_OBJECTIVE_:
Go through the records and extract every line with the word "this".

_EXERCISE INPUTS_:
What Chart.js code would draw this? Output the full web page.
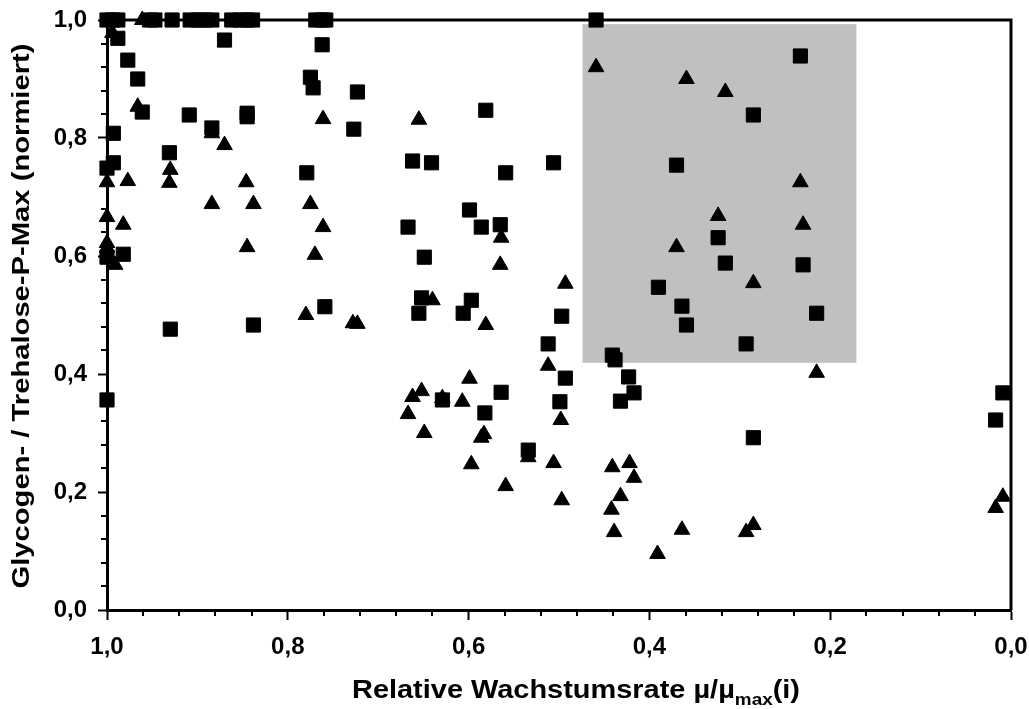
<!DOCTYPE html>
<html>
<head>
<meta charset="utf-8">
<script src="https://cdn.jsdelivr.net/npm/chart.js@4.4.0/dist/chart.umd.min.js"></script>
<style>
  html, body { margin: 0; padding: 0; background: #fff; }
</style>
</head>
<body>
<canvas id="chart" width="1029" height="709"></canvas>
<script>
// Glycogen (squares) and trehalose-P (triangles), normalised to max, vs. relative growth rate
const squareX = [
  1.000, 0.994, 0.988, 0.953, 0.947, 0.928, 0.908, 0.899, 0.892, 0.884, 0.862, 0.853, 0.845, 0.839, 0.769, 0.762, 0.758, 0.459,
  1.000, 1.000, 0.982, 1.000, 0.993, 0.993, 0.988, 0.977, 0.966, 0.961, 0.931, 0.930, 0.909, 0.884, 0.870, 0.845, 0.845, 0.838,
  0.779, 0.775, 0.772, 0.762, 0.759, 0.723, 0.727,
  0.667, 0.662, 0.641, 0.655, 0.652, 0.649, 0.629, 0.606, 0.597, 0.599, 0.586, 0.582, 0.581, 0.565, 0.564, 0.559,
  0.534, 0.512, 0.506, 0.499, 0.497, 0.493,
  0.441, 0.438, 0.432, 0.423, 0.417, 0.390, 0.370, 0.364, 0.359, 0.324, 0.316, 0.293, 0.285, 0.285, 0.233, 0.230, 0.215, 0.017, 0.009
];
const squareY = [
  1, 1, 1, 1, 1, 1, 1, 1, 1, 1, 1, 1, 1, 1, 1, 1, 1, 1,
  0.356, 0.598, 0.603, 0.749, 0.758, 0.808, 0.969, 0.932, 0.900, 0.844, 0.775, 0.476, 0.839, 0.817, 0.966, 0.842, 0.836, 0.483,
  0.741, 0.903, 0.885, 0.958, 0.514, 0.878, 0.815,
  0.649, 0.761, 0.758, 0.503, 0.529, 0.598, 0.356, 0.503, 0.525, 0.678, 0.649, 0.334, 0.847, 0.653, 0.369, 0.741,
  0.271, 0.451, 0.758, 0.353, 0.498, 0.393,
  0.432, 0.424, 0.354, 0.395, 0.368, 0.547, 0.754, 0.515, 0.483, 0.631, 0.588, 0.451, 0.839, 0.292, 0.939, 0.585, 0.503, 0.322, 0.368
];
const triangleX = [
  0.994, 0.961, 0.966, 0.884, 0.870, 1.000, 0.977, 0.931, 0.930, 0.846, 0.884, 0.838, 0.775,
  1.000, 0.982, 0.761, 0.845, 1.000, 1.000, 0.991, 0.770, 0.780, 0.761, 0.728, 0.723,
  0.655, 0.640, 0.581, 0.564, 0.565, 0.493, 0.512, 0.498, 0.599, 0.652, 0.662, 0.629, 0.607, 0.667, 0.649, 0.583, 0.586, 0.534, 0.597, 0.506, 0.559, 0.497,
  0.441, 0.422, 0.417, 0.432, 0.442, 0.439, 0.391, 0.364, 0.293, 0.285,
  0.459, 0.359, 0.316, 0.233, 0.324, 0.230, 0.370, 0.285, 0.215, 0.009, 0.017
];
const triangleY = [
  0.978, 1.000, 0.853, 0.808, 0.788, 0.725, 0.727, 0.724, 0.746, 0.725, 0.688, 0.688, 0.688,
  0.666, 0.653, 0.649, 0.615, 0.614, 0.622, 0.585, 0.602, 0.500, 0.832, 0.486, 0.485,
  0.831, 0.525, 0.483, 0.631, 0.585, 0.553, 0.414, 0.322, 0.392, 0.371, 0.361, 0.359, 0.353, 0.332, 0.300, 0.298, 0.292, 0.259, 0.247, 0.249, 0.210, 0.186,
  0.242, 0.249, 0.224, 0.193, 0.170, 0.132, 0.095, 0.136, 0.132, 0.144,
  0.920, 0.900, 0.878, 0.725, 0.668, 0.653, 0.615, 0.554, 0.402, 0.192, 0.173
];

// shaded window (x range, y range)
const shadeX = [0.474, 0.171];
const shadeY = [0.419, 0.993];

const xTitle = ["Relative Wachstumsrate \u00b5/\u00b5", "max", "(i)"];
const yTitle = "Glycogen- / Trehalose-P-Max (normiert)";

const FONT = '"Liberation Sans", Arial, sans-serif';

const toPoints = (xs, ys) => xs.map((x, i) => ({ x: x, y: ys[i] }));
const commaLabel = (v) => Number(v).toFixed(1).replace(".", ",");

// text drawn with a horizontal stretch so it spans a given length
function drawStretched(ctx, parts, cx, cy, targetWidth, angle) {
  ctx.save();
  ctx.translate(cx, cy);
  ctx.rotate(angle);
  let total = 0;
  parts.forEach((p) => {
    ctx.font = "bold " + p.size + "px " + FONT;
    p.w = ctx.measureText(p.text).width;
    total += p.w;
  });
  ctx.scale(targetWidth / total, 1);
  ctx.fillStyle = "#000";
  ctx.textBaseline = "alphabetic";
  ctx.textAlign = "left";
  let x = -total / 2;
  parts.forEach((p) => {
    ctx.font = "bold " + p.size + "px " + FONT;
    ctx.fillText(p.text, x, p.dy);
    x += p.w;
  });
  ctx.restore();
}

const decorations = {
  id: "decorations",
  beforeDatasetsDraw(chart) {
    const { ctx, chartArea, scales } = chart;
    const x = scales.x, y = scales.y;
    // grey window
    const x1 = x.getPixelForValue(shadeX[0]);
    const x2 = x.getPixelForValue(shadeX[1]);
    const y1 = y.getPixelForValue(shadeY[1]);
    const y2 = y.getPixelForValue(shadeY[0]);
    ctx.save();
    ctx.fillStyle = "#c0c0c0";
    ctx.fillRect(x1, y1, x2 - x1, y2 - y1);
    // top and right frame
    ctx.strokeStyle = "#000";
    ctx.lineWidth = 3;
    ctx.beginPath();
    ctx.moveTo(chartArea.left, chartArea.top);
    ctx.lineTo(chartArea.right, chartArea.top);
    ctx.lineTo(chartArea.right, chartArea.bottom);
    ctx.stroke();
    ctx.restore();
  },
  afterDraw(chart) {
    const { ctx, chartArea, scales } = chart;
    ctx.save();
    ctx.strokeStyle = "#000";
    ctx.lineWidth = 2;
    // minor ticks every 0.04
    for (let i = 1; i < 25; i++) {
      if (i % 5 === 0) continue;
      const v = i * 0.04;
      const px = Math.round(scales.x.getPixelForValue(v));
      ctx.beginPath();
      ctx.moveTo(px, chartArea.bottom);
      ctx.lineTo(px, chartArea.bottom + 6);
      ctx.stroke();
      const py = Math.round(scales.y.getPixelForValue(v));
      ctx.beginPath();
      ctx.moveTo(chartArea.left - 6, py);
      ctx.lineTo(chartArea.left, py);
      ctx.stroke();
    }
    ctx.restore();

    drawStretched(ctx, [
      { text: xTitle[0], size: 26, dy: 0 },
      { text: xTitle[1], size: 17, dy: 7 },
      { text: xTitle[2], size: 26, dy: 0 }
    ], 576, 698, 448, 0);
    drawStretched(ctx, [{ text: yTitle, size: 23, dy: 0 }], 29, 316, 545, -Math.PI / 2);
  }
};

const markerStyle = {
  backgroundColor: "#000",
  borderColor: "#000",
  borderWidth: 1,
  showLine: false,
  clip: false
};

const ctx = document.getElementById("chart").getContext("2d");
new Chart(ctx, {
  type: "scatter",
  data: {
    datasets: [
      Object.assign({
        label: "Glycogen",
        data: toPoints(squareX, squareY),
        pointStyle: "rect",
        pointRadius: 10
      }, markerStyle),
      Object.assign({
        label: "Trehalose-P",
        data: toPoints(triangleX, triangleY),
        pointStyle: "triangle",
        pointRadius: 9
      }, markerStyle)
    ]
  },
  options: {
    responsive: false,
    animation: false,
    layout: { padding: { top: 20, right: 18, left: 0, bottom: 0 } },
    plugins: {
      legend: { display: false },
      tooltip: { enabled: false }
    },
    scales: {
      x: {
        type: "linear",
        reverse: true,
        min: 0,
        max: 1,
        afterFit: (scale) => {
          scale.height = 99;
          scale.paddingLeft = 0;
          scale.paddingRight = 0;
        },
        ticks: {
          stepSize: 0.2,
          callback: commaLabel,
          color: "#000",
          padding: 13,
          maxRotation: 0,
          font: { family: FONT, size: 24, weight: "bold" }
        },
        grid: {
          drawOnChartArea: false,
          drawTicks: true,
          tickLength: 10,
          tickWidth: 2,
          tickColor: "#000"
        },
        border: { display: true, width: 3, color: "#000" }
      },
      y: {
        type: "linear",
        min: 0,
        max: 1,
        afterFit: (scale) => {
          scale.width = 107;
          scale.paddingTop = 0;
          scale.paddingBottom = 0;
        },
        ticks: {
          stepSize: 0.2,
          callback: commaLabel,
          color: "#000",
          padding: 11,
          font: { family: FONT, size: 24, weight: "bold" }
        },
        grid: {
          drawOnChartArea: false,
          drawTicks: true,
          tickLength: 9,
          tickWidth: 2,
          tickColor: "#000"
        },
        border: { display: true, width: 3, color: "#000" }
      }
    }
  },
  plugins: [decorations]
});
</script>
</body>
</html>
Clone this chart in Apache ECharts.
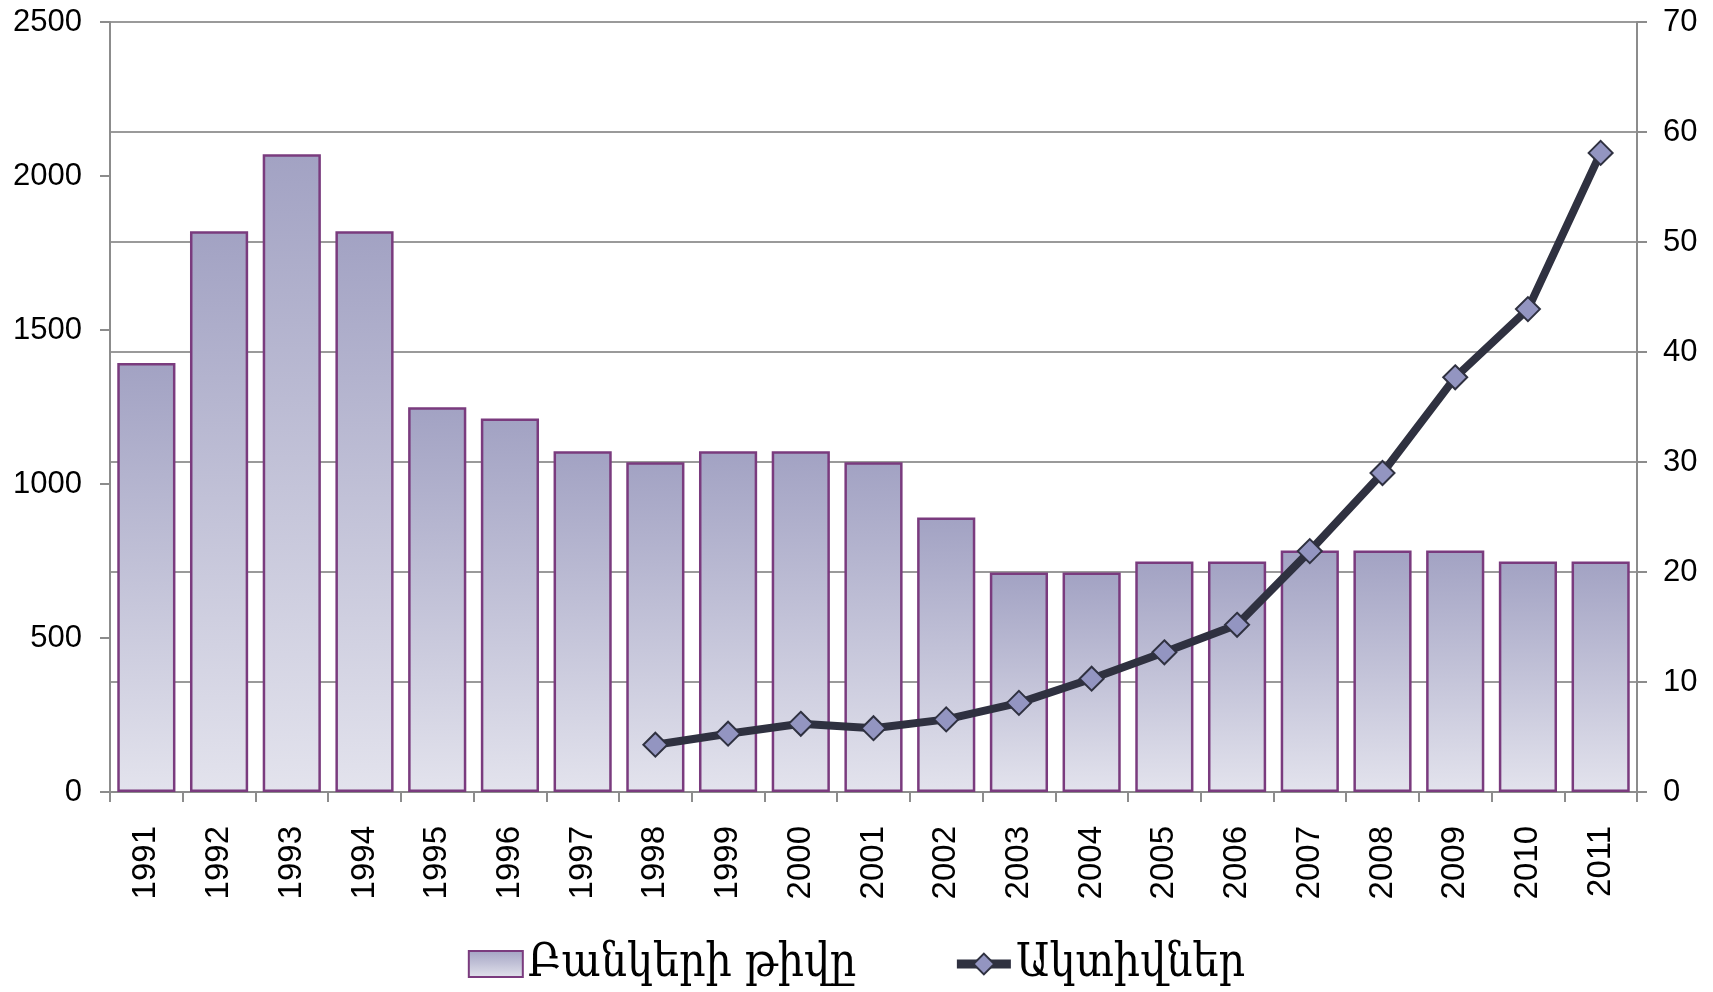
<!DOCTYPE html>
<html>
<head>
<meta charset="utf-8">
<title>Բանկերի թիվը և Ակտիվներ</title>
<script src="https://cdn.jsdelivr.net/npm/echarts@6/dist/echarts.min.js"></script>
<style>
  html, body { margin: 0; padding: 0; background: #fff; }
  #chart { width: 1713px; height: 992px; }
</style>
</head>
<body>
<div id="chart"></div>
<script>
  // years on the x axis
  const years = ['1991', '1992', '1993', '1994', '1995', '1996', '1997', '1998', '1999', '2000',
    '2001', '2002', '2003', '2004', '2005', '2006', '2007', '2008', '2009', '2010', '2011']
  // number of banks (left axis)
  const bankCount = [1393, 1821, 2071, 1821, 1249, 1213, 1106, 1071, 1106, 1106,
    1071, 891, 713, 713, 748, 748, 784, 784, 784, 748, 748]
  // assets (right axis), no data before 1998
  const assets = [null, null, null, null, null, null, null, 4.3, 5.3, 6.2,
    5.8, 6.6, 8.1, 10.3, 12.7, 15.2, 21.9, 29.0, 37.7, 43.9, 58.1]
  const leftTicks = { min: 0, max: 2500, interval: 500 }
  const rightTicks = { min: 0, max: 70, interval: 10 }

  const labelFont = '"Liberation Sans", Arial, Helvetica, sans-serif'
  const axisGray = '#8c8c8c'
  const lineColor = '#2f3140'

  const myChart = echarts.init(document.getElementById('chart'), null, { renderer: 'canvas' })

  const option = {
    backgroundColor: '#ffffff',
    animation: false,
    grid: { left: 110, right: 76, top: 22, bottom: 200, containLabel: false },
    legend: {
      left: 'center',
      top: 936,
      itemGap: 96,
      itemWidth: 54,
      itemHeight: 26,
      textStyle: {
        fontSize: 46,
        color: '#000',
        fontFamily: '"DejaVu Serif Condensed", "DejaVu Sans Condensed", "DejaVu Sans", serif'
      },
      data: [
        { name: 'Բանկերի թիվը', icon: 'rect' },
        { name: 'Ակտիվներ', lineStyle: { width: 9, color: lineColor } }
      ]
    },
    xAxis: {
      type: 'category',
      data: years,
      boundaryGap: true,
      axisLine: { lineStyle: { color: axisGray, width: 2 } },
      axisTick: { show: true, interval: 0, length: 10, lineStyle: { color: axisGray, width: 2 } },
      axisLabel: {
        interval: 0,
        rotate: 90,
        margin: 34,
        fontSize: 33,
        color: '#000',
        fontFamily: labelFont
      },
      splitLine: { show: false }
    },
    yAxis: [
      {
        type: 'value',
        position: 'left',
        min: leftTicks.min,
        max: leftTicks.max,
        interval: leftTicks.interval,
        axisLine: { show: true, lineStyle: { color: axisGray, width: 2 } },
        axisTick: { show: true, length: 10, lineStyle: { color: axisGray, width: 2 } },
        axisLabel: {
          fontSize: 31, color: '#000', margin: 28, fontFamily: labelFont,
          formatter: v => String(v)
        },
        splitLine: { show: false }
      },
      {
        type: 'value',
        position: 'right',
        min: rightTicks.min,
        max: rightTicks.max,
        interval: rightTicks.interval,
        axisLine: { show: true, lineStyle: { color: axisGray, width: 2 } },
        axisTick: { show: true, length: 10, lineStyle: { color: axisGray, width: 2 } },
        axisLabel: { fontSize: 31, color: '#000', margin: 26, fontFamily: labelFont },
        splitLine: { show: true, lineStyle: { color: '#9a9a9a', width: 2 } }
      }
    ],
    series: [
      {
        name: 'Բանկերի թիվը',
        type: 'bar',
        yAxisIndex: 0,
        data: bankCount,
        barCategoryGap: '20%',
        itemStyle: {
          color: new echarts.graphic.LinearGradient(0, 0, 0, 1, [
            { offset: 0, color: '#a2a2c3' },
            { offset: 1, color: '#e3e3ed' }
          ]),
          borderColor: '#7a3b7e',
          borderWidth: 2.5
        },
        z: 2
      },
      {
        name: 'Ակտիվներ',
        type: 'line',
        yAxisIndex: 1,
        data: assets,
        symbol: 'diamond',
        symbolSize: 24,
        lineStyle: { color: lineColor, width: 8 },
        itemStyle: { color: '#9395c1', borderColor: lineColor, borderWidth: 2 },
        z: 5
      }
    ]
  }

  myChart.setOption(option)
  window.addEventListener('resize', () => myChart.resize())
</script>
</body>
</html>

_TASK ANSWER_:
What Chart.js code would draw this? Output the full web page.
Clone this chart in Apache ECharts.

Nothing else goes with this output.